A review by michaelacabus
Creationists: Selected Essays: 1993-2006 by E.L. Doctorow

5.0

Why is there such a strong anti-intellectual strain in America? America seems forever fixated on emotion, and that fixation discourages deepening wisdom. The hurry to do something makes the delay of developing a philosophy almost sinful.

It's just a hypothesis, and books like the Creationists try to slow time down, briefly, to offer testimonials in favour of American intellectual life.

It's not an easy task, but Doctorow succeeds by giving it to us in all its messiness. At heart this book is about the act of artistic creation (anti-evolutionists were bound to be disappointed). It's a life outside of life, a choice that means everything, in ways other choices do not.
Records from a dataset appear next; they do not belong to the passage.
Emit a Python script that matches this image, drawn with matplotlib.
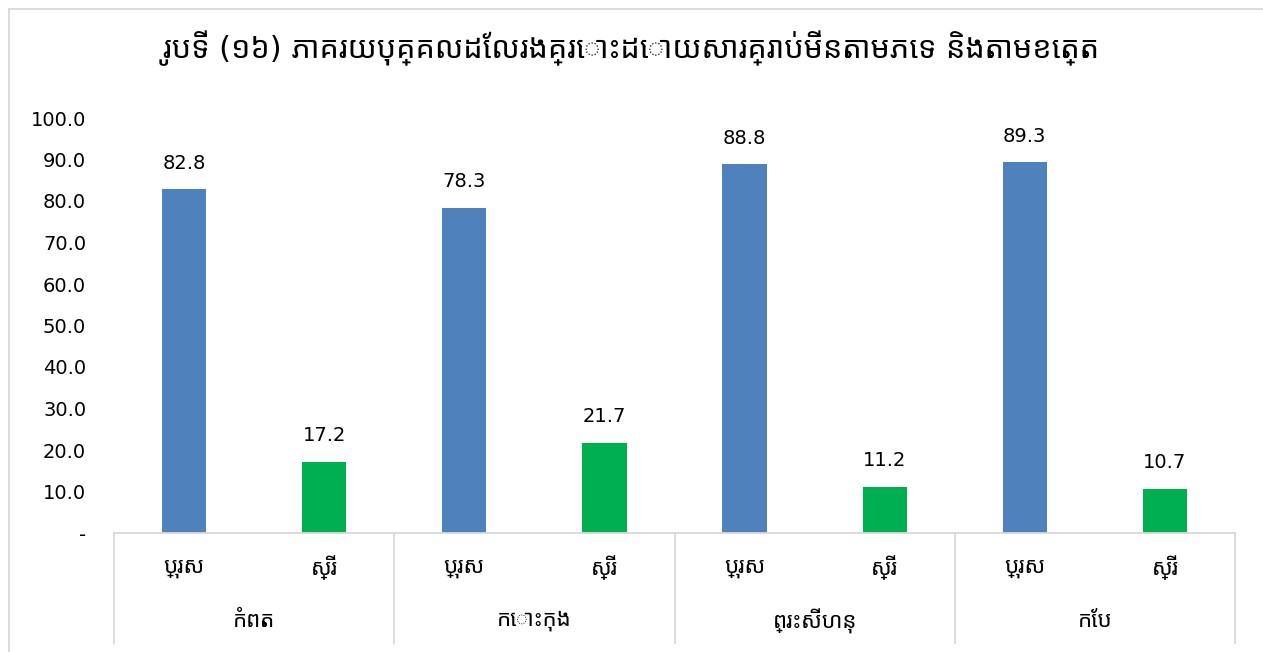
import matplotlib
matplotlib.use("Agg")
import matplotlib.pyplot as plt
from matplotlib import font_manager
from matplotlib.ft2font import FT2Font
from matplotlib.lines import Line2D

title = "រូបទី (១៦) ភាគរយបុគ្គលដែលរងគ្រោះដោយសារគ្រាប់មីនតាមភេទ និងតាមខេត្ត"
provinces = ["កំពត", "កោះកុង", "ព្រះសីហនុ", "កែប"]
sexes = ["ប្រុស", "ស្រី"]
male = [82.8, 78.3, 88.8, 89.3]
female = [17.2, 21.7, 11.2, 10.7]
yticks = [0, 10, 20, 30, 40, 50, 60, 70, 80, 90, 100]

# look for installed fonts that have Khmer glyphs, prefer a proper Khmer sans
cands = []
for f in font_manager.fontManager.ttflist:
    try:
        if 0x1780 in FT2Font(f.fname).get_charmap():
            cands.append(f.name)
    except Exception:
        pass

def rank(n):
    low = n.lower()
    r = 0
    if "khmer" in low:
        r -= 10
    if "sans" in low:
        r -= 3
    if "mono" in low or "code" in low:
        r += 10
    return r

cands = sorted(set(cands), key=rank)
families = ["DejaVu Sans"] + cands[:1]
plt.rcParams["font.family"] = families

blue = "#4F81BD"
green = "#00B050"
grid = "#D9D9D9"

fig = plt.figure(figsize=(12.63, 6.52), dpi=100)
ax = fig.add_axes([114 / 1263, 1 - 533 / 652, (1235 - 114) / 1263, 415 / 652])

xs = []
vals = []
cols = []
for i in range(len(provinces)):
    xs += [2 * i, 2 * i + 1]
    vals += [male[i], female[i]]
    cols += [blue, green]

bars = ax.bar(xs, vals, width=0.315, color=cols)
for b, v in zip(bars, vals):
    ax.annotate(f"{v:.1f}", (b.get_x() + b.get_width() / 2, v),
                xytext=(0, 12), textcoords="offset points",
                ha="center", va="bottom", fontsize=14, color="#000000")

ax.set_xlim(-0.5, 7.5)
ax.set_ylim(0, 100)
ax.set_yticks(yticks)
ax.set_yticklabels(["-" if t == 0 else f"{t:.1f}" for t in yticks], fontsize=14)
ax.tick_params(axis="y", length=0, pad=20)
ax.set_xticks([])
for s in ["top", "right", "left"]:
    ax.spines[s].set_visible(False)
ax.spines["bottom"].set_color(grid)
ax.spines["bottom"].set_linewidth(1.3)

# category separators below the axis
tr = ax.get_xaxis_transform()
for k in range(len(provinces) + 1):
    ax.add_line(Line2D([2 * k - 0.5, 2 * k - 0.5], [0, -0.265], transform=tr,
                       color=grid, lw=1.3, clip_on=False))

for x in xs:
    ax.text(x, -0.084, sexes[x % 2], transform=tr, ha="center", va="center",
            fontsize=16, color="#000000")
for i, p in enumerate(provinces):
    ax.text(2 * i + 0.5, -0.212, p, transform=tr, ha="center", va="center",
            fontsize=16, color="#000000")

t = fig.text(0.5, 1 - 48 / 652, title, ha="center", va="center", fontsize=22,
             color="#000000")

# shrink the title if the fallback font makes it wider than the chart
fig.canvas.draw()
w = t.get_window_extent().width
if w > 950:
    t.set_fontsize(22 * 950 / w)

# chart border: only its top and left edges fall inside the picture
top = 1 - 8.5 / 652
left = 9 / 1263
fig.add_artist(Line2D([left, 1], [top, top], transform=fig.transFigure,
                      color=grid, lw=1.3))
fig.add_artist(Line2D([left, left], [0, top], transform=fig.transFigure,
                      color=grid, lw=1.3))

fig.savefig("out.png", dpi=100)
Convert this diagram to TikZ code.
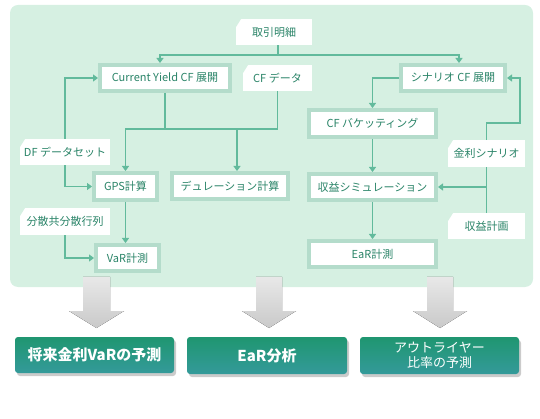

To be reminded that Americans can claim that messy experimental novel Moby Dick; that we can claim the mystic and reclusive Poe; that we've a history of pushing up against racism even as we seemed to accept it (as imperfect as that effort has been), this matters because it offers some identity we can point to beyond the surface level awareness, full of misinformation, we seem unable to escape.

Having a literary tradition is not icing; it's the feast, the wine, the beauty of life. The rest is as Austen said, busy nothings.

Let's have more of these books. And a tradition worth reflecting on.

If you're reading this, I suppose it continues with you and me. Welcome, have a seat.